Tuesday, September 28, 2004

Pedophiliac Priests

Recently I’ve been exchanging comments with some of the regulars on Catholic Sensibility, which looks to be run by a fellow named “Todd”. Todd strikes me as disgruntled with the Catholic Church with respect to the sexual abuse scandals that have been plaguing the news for some years now. On two of his recent posts (“Deal's not done” and “Abortion-Communion confluence”) he makes reference to pedophile priests and indicates that priests and/or bishops are inept and financially incompetent. Let’s focus on the pedophilia accusations.

It disturbs me that someone who is ostensibly a faithful Catholic is so willing to accept the popular opinion that all Catholic priests are suspects for pedophilia, or even that a large portion of priests are pedophiles. I can understand this attitude coming from avowed leftists and anti-Catholics, but someone who professes Catholicism should be willing to research the issue with various sources before condemning, or appearing to condemn, all our priests with such a horrible crime.

In the article referenced through the title of this post, Anne A. Simpkinson explores the myth that Catholic priests hold a near-monopoly on sexual abuse. Her research of studies on sexual misconduct reveals that clergy of all faiths have their share in crimes of sexual misconduct. The Hartford Institute for Religion Research did a study on sexual misconduct in the clergy of various faiths and found that not only are Catholic priests not the only guilty parties in this area, but that the vast majority of sexual misconduct involves heterosexual relations between adults.
But what about those 122 cases (23% of all the congregations these ministers had served) where some sort of sexual indiscretion caused a rupture between pastor and congregation? The vast majority involved affairs between consenting – but not married – adults. In most cases one or both of the offending parties was married to someone else.
This article by the Catholic League sheds even more light on the situation. What should be noted is that coaches, teachers, and psychologists also have significant rates not only of sexual misconduct, but also of covering up these incidents. Catholics are not alone in committing these misdeeds. This is a well documented report that cites several non-Catholic sources.

The conclusions of these articles indicate that priests who sexually abuse minors are in a very small minority, and of that small minority, a very small minority are actual “pedophiles”. This quote from “Soul Betrayal (Simpkinson) explains.
Additionally, only about one-third of priests who sexually abuse youngsters are pedophiles (that is, they molest a prepubescent child).

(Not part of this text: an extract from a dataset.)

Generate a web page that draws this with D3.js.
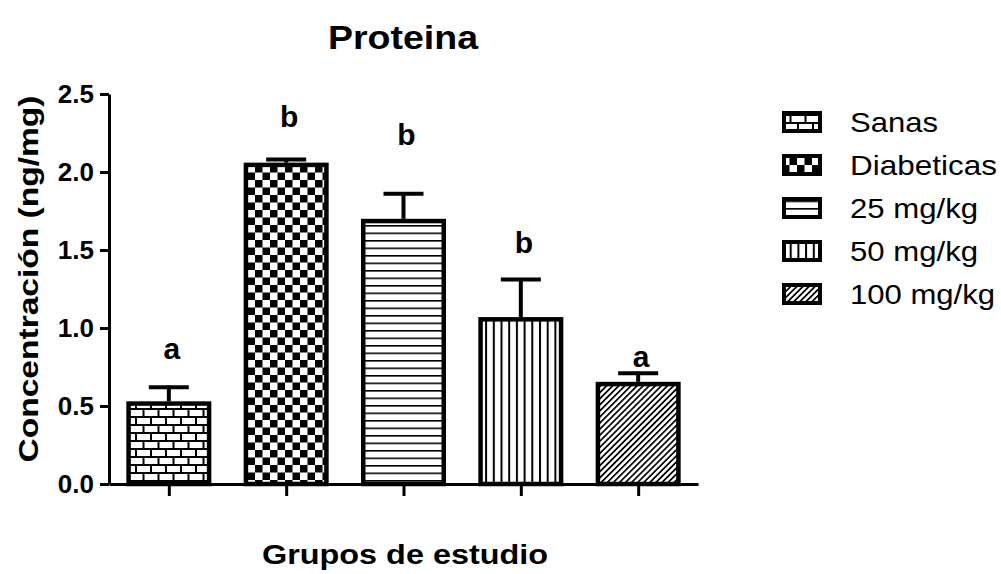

The rest sexually abuse adolescents, generally boys. The precise clinical term for their behavior is ephebophilia.
Because of institutions’ natural desire to protect their own, hard numbers are difficult to come by. This is true for religious (including non-Catholic) and secular organizations. There is enough evidence available to indicate that the presence of pedophilia is not nearly as widespread within the Catholic Church as popularly believed, however, and that Catholic religious, by proportion, do not constitute the majority of perpetrators of these crimes.

Catholics should be more willing not only to better understand the disastrous effects of sexual abuse of children, but also to take a harder look at any accusations leveled against our clergy. The benefits of this are twofold. The first is that we are less quick to blindly believe accusations against our leaders. The second is that we will be more certain to oust those who are in fact guilty of these crimes.